### Work instructions
Could you transcribe every record below exactly as written, leaving out any pictures?

### Plotting code records
** Start **
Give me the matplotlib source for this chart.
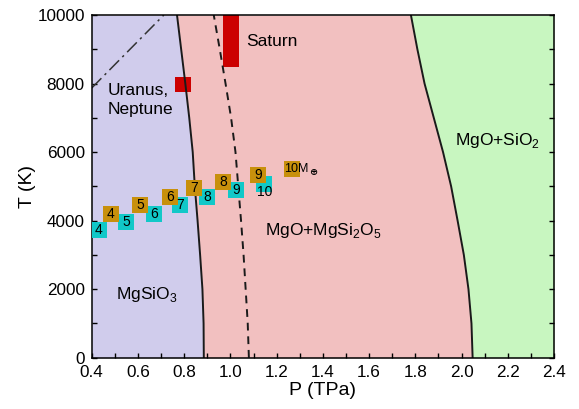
import matplotlib
matplotlib.use("Agg")
import matplotlib.pyplot as plt
import numpy as np

plt.rcParams['font.family'] = ['Liberation Sans', 'DejaVu Sans']
plt.rcParams['mathtext.fontset'] = 'custom'
plt.rcParams['mathtext.rm'] = 'Liberation Sans'

# phase boundaries, P (TPa) read along the temperature grid
T_grid = [0, 1000, 2000, 3000, 4000, 5000, 6000, 7000, 8000, 9000, 10000]
P_left = [0.885, 0.884, 0.879, 0.869, 0.858, 0.846, 0.837, 0.822, 0.805, 0.787, 0.769]
P_dash = [1.080, 1.075, 1.066, 1.057, 1.046, 1.034, 1.022, 1.003, 0.979, 0.954, 0.928]
P_right = [2.048, 2.043, 2.030, 2.010, 1.983, 1.955, 1.920, 1.880, 1.840, 1.809, 1.781]

# Uranus/Neptune adiabat (dash-dot)
P_un = [0.40, 0.712]
T_un = [7870, 10000]

# planet core conditions
saturn_P = [0.970, 1.037]
saturn_T = [8490, 10000]
uranus_P = [0.762, 0.831]
uranus_T = [7744, 8181]

# super-Earth cores (cyan / gold)
cyan_P = [0.430, 0.550, 0.671, 0.781, 0.900, 1.024, 1.147]
cyan_T = [3741, 3950, 4193, 4470, 4695, 4894, 5074]
gold_P = [0.482, 0.611, 0.740, 0.842, 0.970, 1.119, 1.265]
gold_T = [4193, 4456, 4700, 4966, 5133, 5340, 5500]
masses = ['4', '5', '6', '7', '8', '9', '10']

fig = plt.figure(figsize=(5.79, 4.09), dpi=100)
ax = fig.add_axes([0.1584, 0.1254, 0.7984, 0.8379])

# fill the phase fields
ax.fill_betweenx(T_grid, 0.4, P_left, color='#d0ccec', lw=0)
ax.fill_betweenx(T_grid, P_left, P_right, color='#f2c0c0', lw=0)
ax.fill_betweenx(T_grid, P_right, 2.4, color='#c8f6c0', lw=0)

ax.plot(P_left, T_grid, color='#1a1a1a', lw=1.4)
ax.plot(P_right, T_grid, color='#1a1a1a', lw=1.4)
ax.plot(P_dash, T_grid, color='#1a1a1a', lw=1.4, ls=(0, (4, 3)))
ax.plot(P_un, T_un, color='#333333', lw=1.1, ls=(0, (9, 3, 1.5, 3)))

ax.fill_between(saturn_P, saturn_T[0], saturn_T[1], color='#cc0000', lw=0)
ax.fill_between(uranus_P, uranus_T[0], uranus_T[1], color='#cc0000', lw=0)

# squares with mass labels
ax.plot(cyan_P, cyan_T, 's', ms=11.2, mew=0, color='#11c8c8', zorder=4)
ax.plot(gold_P, gold_T, 's', ms=11.2, mew=0, color='#c8900c', zorder=5)
for i, m in enumerate(masses):
    dy = -6 if m == '10' else 0
    ax.annotate(m, (cyan_P[i], cyan_T[i]), xytext=(0, dy), textcoords='offset points',
                ha='center', va='center', fontsize=10, zorder=6)
    if m == '10':
        ax.annotate('10M', (gold_P[i], gold_T[i]), xytext=(-5.4, 0),
                    textcoords='offset points', ha='left', va='center', fontsize=9, zorder=6)
        ax.annotate('\u2295', (gold_P[i], gold_T[i]), xytext=(15.8, -2.2),
                    textcoords='offset points', ha='center', va='center', fontsize=7,
                    fontweight='bold', family='DejaVu Sans', zorder=6)
    else:
        ax.annotate(m, (gold_P[i], gold_T[i]), ha='center', va='center', fontsize=10, zorder=6)

# region labels
ax.text(0.507, 1830, 'MgSiO$_3$', fontsize=12.5, va='center')
ax.text(1.149, 3726, 'MgO+MgSi$_2$O$_5$', fontsize=12.5, va='center')
ax.text(1.971, 6350, 'MgO+SiO$_2$', fontsize=12.5, va='center')
ax.text(1.067, 9220, 'Saturn', fontsize=12.5, va='center')
ax.text(0.47, 7520, 'Uranus,\nNeptune', fontsize=12.5, va='center', linespacing=1.3)

ax.set_xlim(0.4, 2.4)
ax.set_ylim(0, 10000)
ax.set_xticks(np.arange(0.4, 2.41, 0.2))
ax.set_xticks(np.arange(0.4, 2.41, 0.1), minor=True)
ax.set_yticks(np.arange(0, 10001, 2000))
ax.set_yticks(np.arange(0, 10001, 1000), minor=True)
ax.xaxis.set_major_formatter(matplotlib.ticker.FormatStrFormatter('%.1f'))
ax.tick_params(which='both', direction='in', length=3.6, width=1, right=True,
               labelsize=12.3, pad=5)
for s in ax.spines.values():
    s.set_linewidth(1.1)
ax.set_xlabel('P (TPa)', fontsize=14, labelpad=2)
ax.set_ylabel('T (K)', fontsize=14, labelpad=1)

fig.savefig('out.png', dpi=100)
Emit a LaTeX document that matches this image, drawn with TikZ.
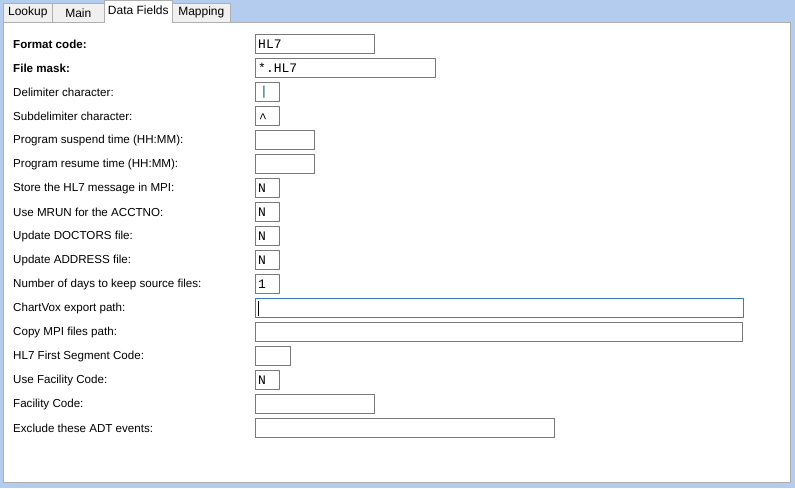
** End **
### Task answer
Give me the matplotlib source for this chart.
import matplotlib
matplotlib.use("Agg")
import matplotlib.pyplot as plt
import numpy as np

plt.rcParams['font.family'] = ['Liberation Sans', 'DejaVu Sans']
plt.rcParams['mathtext.fontset'] = 'custom'
plt.rcParams['mathtext.rm'] = 'Liberation Sans'

# phase boundaries, P (TPa) read along the temperature grid
T_grid = [0, 1000, 2000, 3000, 4000, 5000, 6000, 7000, 8000, 9000, 10000]
P_left = [0.885, 0.884, 0.879, 0.869, 0.858, 0.846, 0.837, 0.822, 0.805, 0.787, 0.769]
P_dash = [1.080, 1.075, 1.066, 1.057, 1.046, 1.034, 1.022, 1.003, 0.979, 0.954, 0.928]
P_right = [2.048, 2.043, 2.030, 2.010, 1.983, 1.955, 1.920, 1.880, 1.840, 1.809, 1.781]

# Uranus/Neptune adiabat (dash-dot)
P_un = [0.40, 0.712]
T_un = [7870, 10000]

# planet core conditions
saturn_P = [0.970, 1.037]
saturn_T = [8490, 10000]
uranus_P = [0.762, 0.831]
uranus_T = [7744, 8181]

# super-Earth cores (cyan / gold)
cyan_P = [0.430, 0.550, 0.671, 0.781, 0.900, 1.024, 1.147]
cyan_T = [3741, 3950, 4193, 4470, 4695, 4894, 5074]
gold_P = [0.482, 0.611, 0.740, 0.842, 0.970, 1.119, 1.265]
gold_T = [4193, 4456, 4700, 4966, 5133, 5340, 5500]
masses = ['4', '5', '6', '7', '8', '9', '10']

fig = plt.figure(figsize=(5.79, 4.09), dpi=100)
ax = fig.add_axes([0.1584, 0.1254, 0.7984, 0.8379])

# fill the phase fields
ax.fill_betweenx(T_grid, 0.4, P_left, color='#d0ccec', lw=0)
ax.fill_betweenx(T_grid, P_left, P_right, color='#f2c0c0', lw=0)
ax.fill_betweenx(T_grid, P_right, 2.4, color='#c8f6c0', lw=0)

ax.plot(P_left, T_grid, color='#1a1a1a', lw=1.4)
ax.plot(P_right, T_grid, color='#1a1a1a', lw=1.4)
ax.plot(P_dash, T_grid, color='#1a1a1a', lw=1.4, ls=(0, (4, 3)))
ax.plot(P_un, T_un, color='#333333', lw=1.1, ls=(0, (9, 3, 1.5, 3)))

ax.fill_between(saturn_P, saturn_T[0], saturn_T[1], color='#cc0000', lw=0)
ax.fill_between(uranus_P, uranus_T[0], uranus_T[1], color='#cc0000', lw=0)

# squares with mass labels
ax.plot(cyan_P, cyan_T, 's', ms=11.2, mew=0, color='#11c8c8', zorder=4)
ax.plot(gold_P, gold_T, 's', ms=11.2, mew=0, color='#c8900c', zorder=5)
for i, m in enumerate(masses):
    dy = -6 if m == '10' else 0
    ax.annotate(m, (cyan_P[i], cyan_T[i]), xytext=(0, dy), textcoords='offset points',
                ha='center', va='center', fontsize=10, zorder=6)
    if m == '10':
        ax.annotate('10M', (gold_P[i], gold_T[i]), xytext=(-5.4, 0),
                    textcoords='offset points', ha='left', va='center', fontsize=9, zorder=6)
        ax.annotate('\u2295', (gold_P[i], gold_T[i]), xytext=(15.8, -2.2),
                    textcoords='offset points', ha='center', va='center', fontsize=7,
                    fontweight='bold', family='DejaVu Sans', zorder=6)
    else:
        ax.annotate(m, (gold_P[i], gold_T[i]), ha='center', va='center', fontsize=10, zorder=6)

# region labels
ax.text(0.507, 1830, 'MgSiO$_3$', fontsize=12.5, va='center')
ax.text(1.149, 3726, 'MgO+MgSi$_2$O$_5$', fontsize=12.5, va='center')
ax.text(1.971, 6350, 'MgO+SiO$_2$', fontsize=12.5, va='center')
ax.text(1.067, 9220, 'Saturn', fontsize=12.5, va='center')
ax.text(0.47, 7520, 'Uranus,\nNeptune', fontsize=12.5, va='center', linespacing=1.3)

ax.set_xlim(0.4, 2.4)
ax.set_ylim(0, 10000)
ax.set_xticks(np.arange(0.4, 2.41, 0.2))
ax.set_xticks(np.arange(0.4, 2.41, 0.1), minor=True)
ax.set_yticks(np.arange(0, 10001, 2000))
ax.set_yticks(np.arange(0, 10001, 1000), minor=True)
ax.xaxis.set_major_formatter(matplotlib.ticker.FormatStrFormatter('%.1f'))
ax.tick_params(which='both', direction='in', length=3.6, width=1, right=True,
               labelsize=12.3, pad=5)
for s in ax.spines.values():
    s.set_linewidth(1.1)
ax.set_xlabel('P (TPa)', fontsize=14, labelpad=2)
ax.set_ylabel('T (K)', fontsize=14, labelpad=1)

fig.savefig('out.png', dpi=100)
Emit a LaTeX document that matches this image, drawn with TikZ.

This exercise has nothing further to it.